Environment Secretary, Michael Gove, grasps this. He is an intellectual who understands and respects the case for Conservative Environmentalism, and a politician who is capable of gauging public mood. In a speech last month, he explained that “if we are to be the first generation to leave our environment in a better state than we found it, we must protect our oceans and marine life from plastic waste… and that means tackling the rise in plastic bottles entering our waters by making it simpler and easier to recycle and dispose of them appropriately.” He has now issued a call for evidence, inviting organisations and individuals to share their views with the government on different types of reward and return schemes for plastic, metal and glass drinks containers that could help reduce the number of bottles entering our waterways. The call closes today, and it is thought that a decision will be made some time in the new year.
It’s a step in the right direction, but for someone who specialises in big, bold, common sense reforms, it is a disappointingly small one.
The answer to the plastic water bottle problem is not a deposit scheme – which tend to be complicated to introduce, expensive to run, and anachronistic in an age where large, impersonal supermarkets far outnumber local shops with regular customers – but a total ban on single use plastic water bottles.
These bottles, one million of which are bought around the world every minute, only exist because of an incredibly successful marketing campaign in the 1970s – and have survived purely because no one has had the guts to take on the industry.
Over the last century, the developed world has created remarkable municipal water systems that provide high quality, low cost water to every household that has a pipe. The only way in which 1970s bottled water companies could compete against these systems was by advertising: by convincing people, using beautiful actors and actresses, that one particular brand of bottled water is going to make them more popular, or sexier, or healthier.

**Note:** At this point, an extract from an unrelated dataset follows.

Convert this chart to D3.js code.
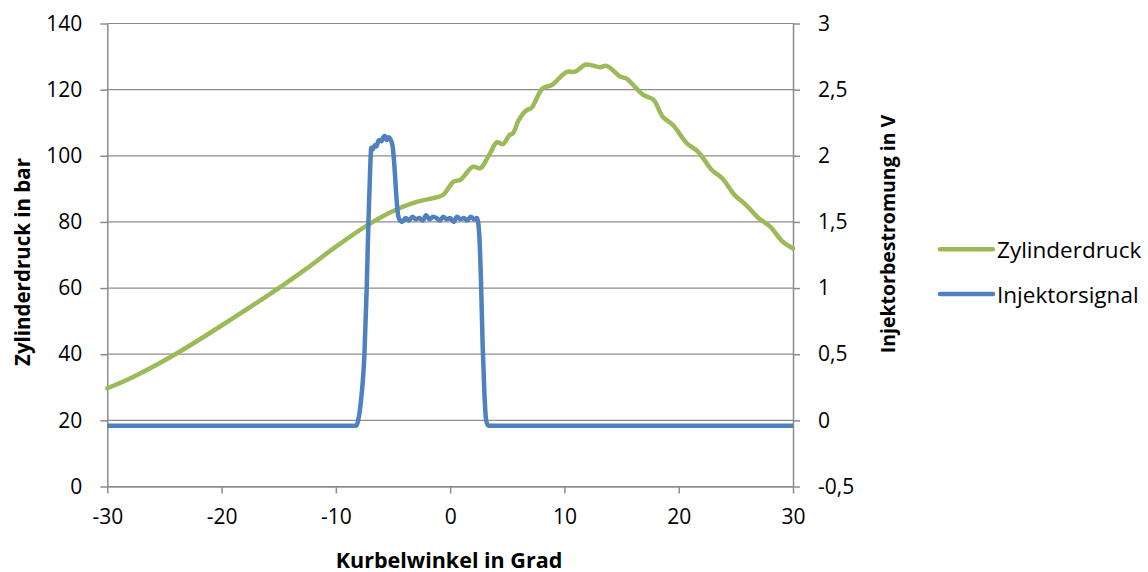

The ploy worked a treat, and suddenly, people who had spent their whole life drinking clean, fresh water for almost nothing out of their taps, began flocking to supermarkets to buy almost exactly the same stuff, for 500 times the price, packaged up in a fancy plastic bottle.
Unlike most advertising-inspired fads, bottled water stuck around. Britain now consumes a stunning 3bn litres of bottled water per year, and the industry is worth around £2bn per year. Ironically, because of added salt and minerals, bottled water may actually be less healthy than the H20 found in our taps.
But at last, the tide is turning. In San Francisco, a pioneering city when it comes to the environment, the sale and distribution of single-use bottled water has been banned on city property since 2014 – and in London’s Borough Market, free drinking water fountains are being introduced this winter as part of a new pledge to phase out sales of all single-use plastic bottles over the next six months. Wherever “cool” San Francisco and Borough Market lead, others will surely follow; a push from the Government is all they need.
Historically, Conservatives have been rightly squeamish when it comes to interfering with free-market driven industries. But sometimes, the free market goes wrong, and in those cases, it is the duty of a responsibly Conservative Government to set it back on track. The free market’s greatest asset is its ability to adapt to change, and if Michael Gove did the sensible thing and used his reforming prowess to put a kibosh on the £2bn single-use plastic bottle industry, I have no doubt that new industries would eagerly fill the gap. I wouldn’t put it past the marketing departments, for example, to start telling us that only one brand of refillable bottle is “cool” – and I wouldn’t put it past us to fall for it.
While the country settles down next Sunday night for its weekly dose of sea worship, Michael Gove should be working on his action plan.